# Mapping Resources > Mapmaking Requests > [Paid - Taken] Wanting Estimates for Large World Map Comission

## MTVExtreme

Project Scope:
Community Project, this project is for my TTRPG Discord Community Critical Fail. We're currently undertaking a community project for worldbuilding.
I have a paint.net map file with various generic layers indicating large mountain ranges and climates and I am looking for an estimate for someone to take what I have and turn it into a beautiful geographical map. 

Setting:
An Earth-like (and Earth-sized) planet - the name of the Planet is either Shaymia or Axiem (Still undergoing community polling) inside our universe titled "The Azure Realms" 

Design Concept:
Really I am looking for 2 types of map, one of which being a life-like representation of the world' geographical features (forest, tundra, deserts, rivers etc). And a black and white height map of the world. See the following links for a general idea.
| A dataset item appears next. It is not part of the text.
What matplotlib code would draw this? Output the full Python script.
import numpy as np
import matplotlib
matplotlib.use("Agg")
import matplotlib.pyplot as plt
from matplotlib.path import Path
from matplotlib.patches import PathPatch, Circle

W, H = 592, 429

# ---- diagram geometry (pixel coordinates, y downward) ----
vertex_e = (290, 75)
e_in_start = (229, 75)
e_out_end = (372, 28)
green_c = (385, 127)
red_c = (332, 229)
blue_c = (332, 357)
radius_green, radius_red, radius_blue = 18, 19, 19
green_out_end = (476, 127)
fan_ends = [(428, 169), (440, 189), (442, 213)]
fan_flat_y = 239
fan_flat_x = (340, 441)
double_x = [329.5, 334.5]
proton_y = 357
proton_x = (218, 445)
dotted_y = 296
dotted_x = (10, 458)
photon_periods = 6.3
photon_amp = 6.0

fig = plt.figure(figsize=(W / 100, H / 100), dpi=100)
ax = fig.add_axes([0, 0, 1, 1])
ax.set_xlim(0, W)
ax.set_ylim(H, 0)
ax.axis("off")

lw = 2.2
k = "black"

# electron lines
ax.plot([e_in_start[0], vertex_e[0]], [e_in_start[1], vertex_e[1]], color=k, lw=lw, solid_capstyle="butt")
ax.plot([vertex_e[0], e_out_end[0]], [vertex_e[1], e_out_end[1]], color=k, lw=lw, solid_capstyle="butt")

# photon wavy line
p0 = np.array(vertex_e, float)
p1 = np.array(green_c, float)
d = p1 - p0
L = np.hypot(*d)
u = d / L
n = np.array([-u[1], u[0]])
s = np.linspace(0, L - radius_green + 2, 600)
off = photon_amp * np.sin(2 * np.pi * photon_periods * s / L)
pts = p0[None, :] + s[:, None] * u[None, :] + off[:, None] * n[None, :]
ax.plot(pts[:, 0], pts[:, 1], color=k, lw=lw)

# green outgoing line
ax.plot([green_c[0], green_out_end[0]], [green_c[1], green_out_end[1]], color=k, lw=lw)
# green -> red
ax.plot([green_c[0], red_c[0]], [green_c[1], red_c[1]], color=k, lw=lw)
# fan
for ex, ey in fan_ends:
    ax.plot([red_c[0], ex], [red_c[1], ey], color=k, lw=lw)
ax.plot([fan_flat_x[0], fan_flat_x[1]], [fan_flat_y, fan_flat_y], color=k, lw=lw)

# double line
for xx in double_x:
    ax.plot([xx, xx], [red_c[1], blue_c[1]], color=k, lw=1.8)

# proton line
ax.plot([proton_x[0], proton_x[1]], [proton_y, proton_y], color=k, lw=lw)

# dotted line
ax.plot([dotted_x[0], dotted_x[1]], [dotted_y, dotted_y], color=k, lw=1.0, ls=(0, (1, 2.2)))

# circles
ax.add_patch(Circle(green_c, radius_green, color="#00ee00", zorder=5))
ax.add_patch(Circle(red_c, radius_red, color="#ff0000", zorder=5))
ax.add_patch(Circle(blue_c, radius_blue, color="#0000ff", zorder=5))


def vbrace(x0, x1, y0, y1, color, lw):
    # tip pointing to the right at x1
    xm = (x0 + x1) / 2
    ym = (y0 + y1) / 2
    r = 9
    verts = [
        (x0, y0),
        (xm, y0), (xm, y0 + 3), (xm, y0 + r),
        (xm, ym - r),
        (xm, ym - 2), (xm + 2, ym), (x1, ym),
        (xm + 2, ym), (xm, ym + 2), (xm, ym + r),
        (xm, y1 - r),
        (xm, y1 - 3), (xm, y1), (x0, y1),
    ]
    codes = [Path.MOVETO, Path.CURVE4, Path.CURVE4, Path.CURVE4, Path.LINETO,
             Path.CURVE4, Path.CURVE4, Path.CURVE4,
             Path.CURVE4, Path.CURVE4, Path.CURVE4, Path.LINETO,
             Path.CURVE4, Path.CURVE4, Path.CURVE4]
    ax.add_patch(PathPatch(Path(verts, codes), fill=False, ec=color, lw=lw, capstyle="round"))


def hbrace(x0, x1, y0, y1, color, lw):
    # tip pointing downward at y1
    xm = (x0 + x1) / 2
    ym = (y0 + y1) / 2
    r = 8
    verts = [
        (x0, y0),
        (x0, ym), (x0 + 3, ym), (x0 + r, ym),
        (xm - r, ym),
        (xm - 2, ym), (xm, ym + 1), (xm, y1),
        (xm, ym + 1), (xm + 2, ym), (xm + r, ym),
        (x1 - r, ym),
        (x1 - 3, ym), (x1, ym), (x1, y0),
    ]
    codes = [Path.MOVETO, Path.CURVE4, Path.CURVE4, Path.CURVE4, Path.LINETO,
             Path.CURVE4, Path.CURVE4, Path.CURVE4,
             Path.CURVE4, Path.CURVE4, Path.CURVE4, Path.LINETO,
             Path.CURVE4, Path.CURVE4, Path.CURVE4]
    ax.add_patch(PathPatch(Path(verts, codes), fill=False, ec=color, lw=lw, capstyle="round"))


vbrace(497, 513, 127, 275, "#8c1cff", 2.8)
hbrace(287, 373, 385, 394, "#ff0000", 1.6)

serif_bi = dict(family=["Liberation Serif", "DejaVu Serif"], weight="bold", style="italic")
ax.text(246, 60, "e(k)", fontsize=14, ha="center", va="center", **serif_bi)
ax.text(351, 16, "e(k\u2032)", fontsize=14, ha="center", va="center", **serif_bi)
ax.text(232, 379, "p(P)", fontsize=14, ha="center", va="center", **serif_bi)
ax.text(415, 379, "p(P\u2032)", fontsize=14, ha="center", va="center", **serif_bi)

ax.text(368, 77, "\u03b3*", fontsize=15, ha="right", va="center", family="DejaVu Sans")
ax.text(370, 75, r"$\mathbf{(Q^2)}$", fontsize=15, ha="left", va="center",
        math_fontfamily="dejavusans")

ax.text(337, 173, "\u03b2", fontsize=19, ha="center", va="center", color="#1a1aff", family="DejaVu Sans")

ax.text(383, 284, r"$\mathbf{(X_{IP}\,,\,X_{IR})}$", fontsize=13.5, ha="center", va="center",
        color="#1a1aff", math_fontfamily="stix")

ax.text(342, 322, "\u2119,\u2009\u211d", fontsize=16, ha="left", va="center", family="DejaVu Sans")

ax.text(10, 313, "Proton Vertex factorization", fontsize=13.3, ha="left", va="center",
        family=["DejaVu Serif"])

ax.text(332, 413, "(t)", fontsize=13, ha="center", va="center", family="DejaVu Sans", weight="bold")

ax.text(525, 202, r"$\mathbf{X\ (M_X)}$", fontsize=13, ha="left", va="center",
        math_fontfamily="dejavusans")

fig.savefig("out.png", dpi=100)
https://www.cartographersguild.com/a...7&d=1564505532

https://i.imgur.com/6H0aWqf.jpg


As for Quality and Size: I'm hoping something fairly detailed, so you can zoom in and see detail. Professional Quality is not required, due to this being a community project, however I am accepting estimates for all levels of experience and if we find a price and style we like we may pool together the funds for the commission. 

We have no time constraints this will be a long standing project and we value fun, and quality over speed.

I would like rights to post and edit the map (uploading the map on World Anvil for example) but it will not be used in a method to generate money, the artist can retain full copyright.

Payment:
None of us are experienced with maps or mapmakers so we do not have any idea on the cost for the scope of this project, so we are open for discussions. If anyone is interested, please let me know of your rate, give examples of past work, and ask any questions you may need?

And if you would happen to be interested about assisting us in the world building project itself we're always welcoming to new community members, just keep in mind all of us are amateurs and are just doing it as a fun hobby for our D&D & Pathfinder campaigns.


Contact

Here on the board, I'll try to check back here when I remember. 

Best Contact: Discord - MTVExtreme#1920 - I am on the Cartographers' Guild Server.

Email: mtvextereme1998@gmail.com

If you use email please use Map Estimate as the contact line

Thanks
- MTVExtreme

----------


## MTVExtreme

Thank you for those who emailed me with interest in this project, however I have chosen a cartographer already for this project.

----------


## ThomasR

Too bad I saw this one too late  :Very Happy:

----------